• **Work required**:
Repeat the whole of the data, keeping every detail the same.
-- START Information shown --
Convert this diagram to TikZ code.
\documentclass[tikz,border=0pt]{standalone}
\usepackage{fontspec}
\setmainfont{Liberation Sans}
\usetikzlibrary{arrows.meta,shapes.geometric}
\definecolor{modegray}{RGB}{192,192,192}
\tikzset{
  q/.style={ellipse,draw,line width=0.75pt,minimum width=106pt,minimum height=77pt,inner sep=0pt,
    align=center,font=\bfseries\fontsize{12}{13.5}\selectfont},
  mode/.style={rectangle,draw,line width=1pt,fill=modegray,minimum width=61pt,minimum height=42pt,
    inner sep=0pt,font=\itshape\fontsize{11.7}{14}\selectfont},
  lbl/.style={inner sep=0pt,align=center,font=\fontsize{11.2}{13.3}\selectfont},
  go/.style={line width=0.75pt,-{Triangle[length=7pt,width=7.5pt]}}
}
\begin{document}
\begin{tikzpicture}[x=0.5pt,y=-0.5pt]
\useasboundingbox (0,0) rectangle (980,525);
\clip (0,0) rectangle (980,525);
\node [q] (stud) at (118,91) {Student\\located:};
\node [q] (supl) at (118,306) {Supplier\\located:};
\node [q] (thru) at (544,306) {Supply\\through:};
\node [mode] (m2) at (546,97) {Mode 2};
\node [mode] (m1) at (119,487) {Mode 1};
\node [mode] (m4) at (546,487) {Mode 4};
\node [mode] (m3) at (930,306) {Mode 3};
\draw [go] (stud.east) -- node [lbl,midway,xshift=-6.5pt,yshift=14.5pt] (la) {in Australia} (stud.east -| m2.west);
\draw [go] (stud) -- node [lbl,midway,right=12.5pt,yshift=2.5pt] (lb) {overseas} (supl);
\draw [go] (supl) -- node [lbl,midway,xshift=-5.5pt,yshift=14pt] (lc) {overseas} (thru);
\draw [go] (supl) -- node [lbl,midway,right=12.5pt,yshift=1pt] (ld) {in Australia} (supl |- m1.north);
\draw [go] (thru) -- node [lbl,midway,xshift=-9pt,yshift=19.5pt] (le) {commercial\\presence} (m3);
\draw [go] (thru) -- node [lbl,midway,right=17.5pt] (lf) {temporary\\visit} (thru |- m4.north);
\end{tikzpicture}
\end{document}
-- END Information shown --
• **Problem solution**:
Convert this diagram to TikZ code.
\documentclass[tikz,border=0pt]{standalone}
\usepackage{fontspec}
\setmainfont{Liberation Sans}
\usetikzlibrary{arrows.meta,shapes.geometric}
\definecolor{modegray}{RGB}{192,192,192}
\tikzset{
  q/.style={ellipse,draw,line width=0.75pt,minimum width=106pt,minimum height=77pt,inner sep=0pt,
    align=center,font=\bfseries\fontsize{12}{13.5}\selectfont},
  mode/.style={rectangle,draw,line width=1pt,fill=modegray,minimum width=61pt,minimum height=42pt,
    inner sep=0pt,font=\itshape\fontsize{11.7}{14}\selectfont},
  lbl/.style={inner sep=0pt,align=center,font=\fontsize{11.2}{13.3}\selectfont},
  go/.style={line width=0.75pt,-{Triangle[length=7pt,width=7.5pt]}}
}
\begin{document}
\begin{tikzpicture}[x=0.5pt,y=-0.5pt]
\useasboundingbox (0,0) rectangle (980,525);
\clip (0,0) rectangle (980,525);
\node [q] (stud) at (118,91) {Student\\located:};
\node [q] (supl) at (118,306) {Supplier\\located:};
\node [q] (thru) at (544,306) {Supply\\through:};
\node [mode] (m2) at (546,97) {Mode 2};
\node [mode] (m1) at (119,487) {Mode 1};
\node [mode] (m4) at (546,487) {Mode 4};
\node [mode] (m3) at (930,306) {Mode 3};
\draw [go] (stud.east) -- node [lbl,midway,xshift=-6.5pt,yshift=14.5pt] (la) {in Australia} (stud.east -| m2.west);
\draw [go] (stud) -- node [lbl,midway,right=12.5pt,yshift=2.5pt] (lb) {overseas} (supl);
\draw [go] (supl) -- node [lbl,midway,xshift=-5.5pt,yshift=14pt] (lc) {overseas} (thru);
\draw [go] (supl) -- node [lbl,midway,right=12.5pt,yshift=1pt] (ld) {in Australia} (supl |- m1.north);
\draw [go] (thru) -- node [lbl,midway,xshift=-9pt,yshift=19.5pt] (le) {commercial\\presence} (m3);
\draw [go] (thru) -- node [lbl,midway,right=17.5pt] (lf) {temporary\\visit} (thru |- m4.north);
\end{tikzpicture}
\end{document}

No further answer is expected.